1 post tagged “blog”
Grieving for your life...
I really dont understand why some psychiatrist or parents tell people to "Suck it up" "Life is hard, get over it" and "Stop being such a baby". It seems cruel to tell people those things. I do not think that people realize that not everyone is living there dream life, not everyone has that certain car, certain house, certain husband/wife. Not everyone has all of the money in the world, not every one is happy. I was sitting here at my computer when I started crying. I don't know why I was, I just started to cry and I felt a little bit better after I did.
So I think I was Grieving over my Life. Sounds wierd doesn't it? I am going to College,yes, but I am putting myself into debt by doing so. I had a horrid childhood, my family never had enough money and we where constantly moving from home to home. My dad was a gambler and my mom worked as hard as she could to support 3 kids and a husband that gambled away his check every week. I was always in my sisters shadow and my father hated me, I was the last born, a realy big surprise for my father, he already had a daughter, he had a son...he didnt need nore want a second daughter, that he made clear to me at a young age.
So I never had a father figure, so I looked up to my brother. But when my brother started playing baseball and football...I was once again left in the shadows. I knew my brother hated our dad as well, but when my father started to pay attention, praise and be there for my brother, my brother soaked it up like a sponge.
I know I could have had it worse, there are those that do, I am just Grieving for my life. I had no friends in school. Not until 8th grade did I have a friend. I was bullied, teased, and even pushed down a flight of concrete stairs that had me in knee braces for a month and a half. Noone had cared that I could have crushed my head, or that I could have been seriously hurt...no...they had laughed. So I weep, and Grieve for my life.
I think what really hurts the most about life is that no matter what you do, say, or look like, someone will always make fun of you, hurt you and unltimatley trie an destroy and break you. I Grieve for my life.
I tried to move on, millions of times, still missing what others had, friends, happiness, understanding, someone that would hold me and say its alright. I never had that and I watched others who did. I felt angry because all of these mean horrible, selfish, ignorant people that taunted me, hurt me, and tried to break me people, these children and adults had someone who loved them and hugged them and was there for them...So I grieve.....
They say "Leave the past behind you" but what if you are constantly reminded of the past? What about when your past pushes its way in front of you and says "Remember me!!" ? What happened when people said "Know your history so you wont repeat it" I think they where talking about more than just your next history test...I know that my life could have been better, it could have been the way I wanted it to be, but it wasn't, and I don't have the technology to go back in time and tell myself things I wish I had known. I wish I could tell myself to be more independent, to focus on my dreams and forget others, to hold my head up high and say the hell to what others think, I wish I could tell myself to stay away from my ex-boyfriend, that the guy with the glasses and spikey black hair liked me, that I should drop Home Economics and instead take English Honors, to not listen to my father and always listen to my mother, to hug my brother more often and encourage him more than anyone else, to spend as much time with Granny before it was too late, to visit my cousins more and offer them a home if they ever need it, to smile and take life slower, to be as happy as I can.....to live. So I grieve....
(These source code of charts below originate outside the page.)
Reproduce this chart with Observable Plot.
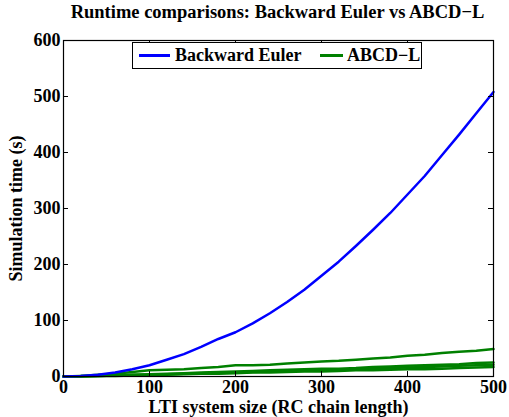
<!DOCTYPE html>
<html>
<head>
<meta charset="utf-8">
<script src="https://cdn.jsdelivr.net/npm/d3@7"></script>
<script src="https://cdn.jsdelivr.net/npm/@observablehq/plot@0.6"></script>
<style>
  html, body { margin: 0; padding: 0; background: #fff; }
  #wrap { position: relative; width: 509px; height: 417px; overflow: hidden; font-family: "Liberation Serif", "Times New Roman", serif; font-weight: bold; color: #000; }
  #title { position: absolute; left: 0; top: 2.5px; width: 509px; text-align: center; font-size: 18.5px; line-height: 18.5px; padding-left: 46px; box-sizing: border-box; white-space: nowrap; }
  #chart { position: absolute; left: 0; top: 28px; }
  #legend { position: absolute; left: 132px; top: 42px; width: 290px; height: 27px; border: 1.5px solid #000; background: #fff; box-sizing: border-box; font-size: 18px; }
  #legend .sw { position: absolute; height: 2.5px; top: 11px; }
  #legend .lt { position: absolute; top: 2px; line-height: 20px; white-space: nowrap; }
</style>
</head>
<body>
<div id="wrap">
  <div id="title">Runtime comparisons: Backward Euler vs ABCD−L</div>
  <div id="chart"></div>
  <div id="legend"></div>
</div>
<script>
// RC chain length (x values)
const sizes = [0, 20, 40, 60, 80, 100, 120, 140, 160, 180, 200, 220, 240, 260, 280, 300, 320, 340, 360, 380, 400, 420, 440, 460, 480, 500];
// Backward Euler simulation time (s)
const backwardEuler = [0, 1, 3, 7, 13, 20, 30, 40, 53, 67, 79, 95, 113, 133, 155, 180, 205, 233, 262, 292, 325, 358, 395, 432, 470, 508];
// ABCD-L runs (several green curves)
const abcdL1 = [0, 1, 3, 5, 8, 11, 12, 13, 15, 17, 20, 20, 21, 23, 25, 27, 28, 30, 32, 34, 37, 39, 42, 44, 46, 49];
const abcdL2 = [0, 1, 1, 2, 3, 4, 5, 6, 7, 8, 9, 10, 11, 12, 13, 14, 14, 15, 17, 18, 19, 20, 21, 22, 24, 25];
const abcdL3 = [0, 0, 1, 2, 3, 3, 4, 5, 6, 7, 7, 8, 9, 10, 11, 11, 12, 13, 14, 15, 16, 17, 18, 19, 20, 21];
const abcdL4 = [0, 0, 1, 1, 2, 3, 3, 4, 5, 5, 6, 7, 7, 8, 9, 9, 10, 11, 11, 12, 13, 13, 14, 15, 16, 17];
const xTicks = [0, 100, 200, 300, 400, 500];
const yTicks = [0, 100, 200, 300, 400, 500, 600];
const seriesNames = ["Backward Euler", "ABCD−L"];
const seriesColors = ["#0000ff", "#008000"];

const rows = [];
sizes.forEach((s, i) => {
  rows.push({id: "be", name: seriesNames[0], x: s, y: backwardEuler[i]});
  rows.push({id: "a1", name: seriesNames[1], x: s, y: abcdL1[i]});
  rows.push({id: "a2", name: seriesNames[1], x: s, y: abcdL2[i]});
  rows.push({id: "a3", name: seriesNames[1], x: s, y: abcdL3[i]});
  rows.push({id: "a4", name: seriesNames[1], x: s, y: abcdL4[i]});
});

const W = 509, H = 389;
const mL = 63, mR = 16, mT = 12, mB = 41;
const fw = W - mL - mR, fh = H - mT - mB;
const tl = 5;

const chart = Plot.plot({
  width: W, height: H,
  marginLeft: mL, marginRight: mR, marginTop: mT, marginBottom: mB,
  style: {fontFamily: "'Liberation Serif', 'Times New Roman', serif", fontWeight: "bold", fontSize: "18px", background: "#fff", color: "#000", overflow: "visible"},
  x: {domain: [0, 500]},
  y: {domain: [0, 600]},
  color: {domain: seriesNames, range: seriesColors},
  marks: [
    Plot.line(rows.filter(d => d.id !== "be"), {x: "x", y: "y", z: "id", stroke: "name", strokeWidth: 2.5}),
    Plot.line(rows.filter(d => d.id === "be"), {x: "x", y: "y", z: "id", stroke: "name", strokeWidth: 2.5}),
    Plot.tickX(xTicks, {x: d => d, insetTop: fh - tl, stroke: "#000"}),
    Plot.tickX(xTicks, {x: d => d, insetBottom: fh - tl, stroke: "#000"}),
    Plot.tickY(yTicks, {y: d => d, insetLeft: fw - tl, stroke: "#000"}),
    Plot.tickY(yTicks, {y: d => d, insetRight: fw - tl, stroke: "#000"}),
    Plot.frame({stroke: "#000", strokeWidth: 1.2}),
    Plot.axisX({ticks: xTicks, tickSize: 0, tickPadding: 3.5, tickFormat: d => String(d), label: "LTI system size (RC chain length)", labelAnchor: "center", labelOffset: 36.5, labelArrow: "none", fontSize: 18}),
    Plot.axisY({ticks: yTicks, tickSize: 0, tickPadding: 3, tickFormat: d => String(d), label: "Simulation time (s)", labelAnchor: "center", labelOffset: 54, labelArrow: "none", fontSize: 18})
  ]
});
document.getElementById("chart").appendChild(chart);

// legend entries positioned inside the legend box
const legend = document.getElementById("legend");
const legendLayout = [{sw: [6, 31], tx: 42}, {sw: [187, 23], tx: 214}];
seriesNames.forEach((n, i) => {
  const sw = document.createElement("span");
  sw.className = "sw";
  sw.style.left = legendLayout[i].sw[0] + "px";
  sw.style.width = legendLayout[i].sw[1] + "px";
  sw.style.background = seriesColors[i];
  legend.appendChild(sw);
  const t = document.createElement("span");
  t.className = "lt";
  t.style.left = legendLayout[i].tx + "px";
  t.textContent = n;
  legend.appendChild(t);
});
</script>
</body>
</html>
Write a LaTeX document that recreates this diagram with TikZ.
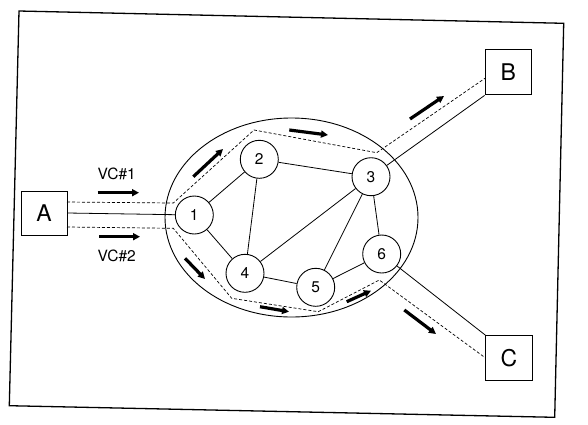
\documentclass[tikz,border=0pt]{standalone}
\usepackage{fontspec}
\setmainfont{TeX Gyre Heros}
\usetikzlibrary{arrows.meta,shapes.geometric}
\begin{document}
\begin{tikzpicture}[x=1pt,y=-1pt,
  box/.style={draw, line width=1pt, inner sep=0pt, font=\fontsize{23}{25}\selectfont},
  rnode/.style={circle, draw, line width=0.9pt, minimum size=38pt, inner sep=0pt, fill=white, font=\fontsize{15.5}{17}\selectfont},
  cloud/.style={ellipse, draw, line width=0.9pt, inner sep=0pt, minimum width=253pt, minimum height=199pt},
  link/.style={line width=0.8pt},
  vc/.style={line width=0.7pt, dash pattern=on 3pt off 2pt},
  flow/.style={line width=3.2pt, -{Triangle[length=7pt,width=7pt]}},
  lbl/.style={font=\fontsize{15.5}{17}\selectfont}
]
\useasboundingbox (0,0) rectangle (588,424);
% frame
\draw[line width=1.3pt] (19,11) -- (563.7,23.3) -- (554.7,417.3) -- (9.3,405.7) -- cycle;

% network cloud
\node[cloud] (net) at (291.5,217.5) {};

% end systems
\node[box, minimum width=46pt, minimum height=44pt] (A) at (44,213) {A};
\node[box, minimum width=46.5pt, minimum height=45.5pt] (B) at (508.3,72.2) {B};
\node[box, minimum width=46.5pt, minimum height=44.5pt] (C) at (509,357.8) {C};

% virtual circuit paths
\coordinate (v1a) at (67,202);
\coordinate (v1b) at (173.3,203);
\coordinate (v1c) at (254,130);
\coordinate (v1d) at (376.7,152.7);
\coordinate (v1e) at (485,78.3);
\draw[vc] (v1a) -- (v1b) -- (v1c) -- (v1d) -- (v1e);

\coordinate (v2a) at (67,227);
\coordinate (v2b) at (173.3,228.3);
\coordinate (v2c) at (231.7,298.3);
\coordinate (v2d) at (318.3,311.7);
\coordinate (v2e) at (379.3,280);
\draw[vc] (v2a) -- (v2b) -- (v2c) -- (v2d) -- (v2e) -- (C.west);

% switching nodes
\node[rnode] (n1) at (194.3,215) {1};
\node[rnode] (n2) at (259.3,159.3) {2};
\node[rnode] (n3) at (371,176.7) {3};
\node[rnode] (n4) at (245,273.3) {4};
\node[rnode] (n5) at (315.7,287.3) {5};
\node[rnode] (n6) at (381.7,254) {6};

% links
\draw[link] (A.east) -- (n1);
\draw[link] (n1) -- (n2);
\draw[link] (n1) -- (n4);
\draw[link] (n2) -- (n4);
\draw[link] (n2) -- (n3);
\draw[link] (n3) -- (n4);
\draw[link] (n3) -- (n5);
\draw[link] (n3) -- (n6);
\draw[link] (n4) -- (n5);
\draw[link] (n5) -- (n6);
\draw[link] (n3) -- (B.south west);
\draw[link] (n6) -- (C.north west);

% flow arrows
\coordinate (f1s) at (97.7,192.7);   \coordinate (f1e) at (139,192.7);
\coordinate (f2s) at (99,236.7);     \coordinate (f2e) at (140,236.7);
\coordinate (f3s) at (193.3,176.7);  \coordinate (f3e) at (223,149);
\coordinate (f4s) at (289.3,130);    \coordinate (f4e) at (328,135);
\coordinate (f5s) at (410,119);      \coordinate (f5e) at (444,96);
\coordinate (f6s) at (185,258.3);    \coordinate (f6e) at (205,279);
\coordinate (f7s) at (260,306.7);    \coordinate (f7e) at (289,311.7);
\coordinate (f8s) at (346.7,301.7);  \coordinate (f8e) at (371,290.7);
\coordinate (f9s) at (404.3,310);    \coordinate (f9e) at (436,334);
\foreach \i in {1,...,9} \draw[flow] (f\i s) -- (f\i e);

% labels
\node[lbl] (vc1) at (116.7,174) {VC\#1};
\node[lbl] (vc2) at (116.7,256) {VC\#2};
\end{tikzpicture}
\end{document}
I weep and grieve over my life and what it could have been, tonight I shall cry myself to sleep. Tommrow I shall try again and work my way back up, start on a new life, one that I can change. Tell myself to slow down, to grow up yet keep my childishness, to work harder and study more, yet smell the roses and play with my niece. I will wake up and put a little bit more faith in the world, hope more, pray more, love more....and even Forgive more. I will wake up tommrow and I will thank the heavens that I am alive, that I have a home, food and clothes. I will work harder to be more enviormental, to plant more trees and plants. I will work harder to smile and enjoy the little things. I will give hugs even though I may not get one back. I will call up my elders and spend hours talking with them because I know that they are lonely. I will tell jokes and make my family smile. I will go to work and be a better employee. I will go to class's and be the best student I know I can be. I will be more, I will be stronger, I will be happy I will LIVE! But tonight....tonight I Grieve.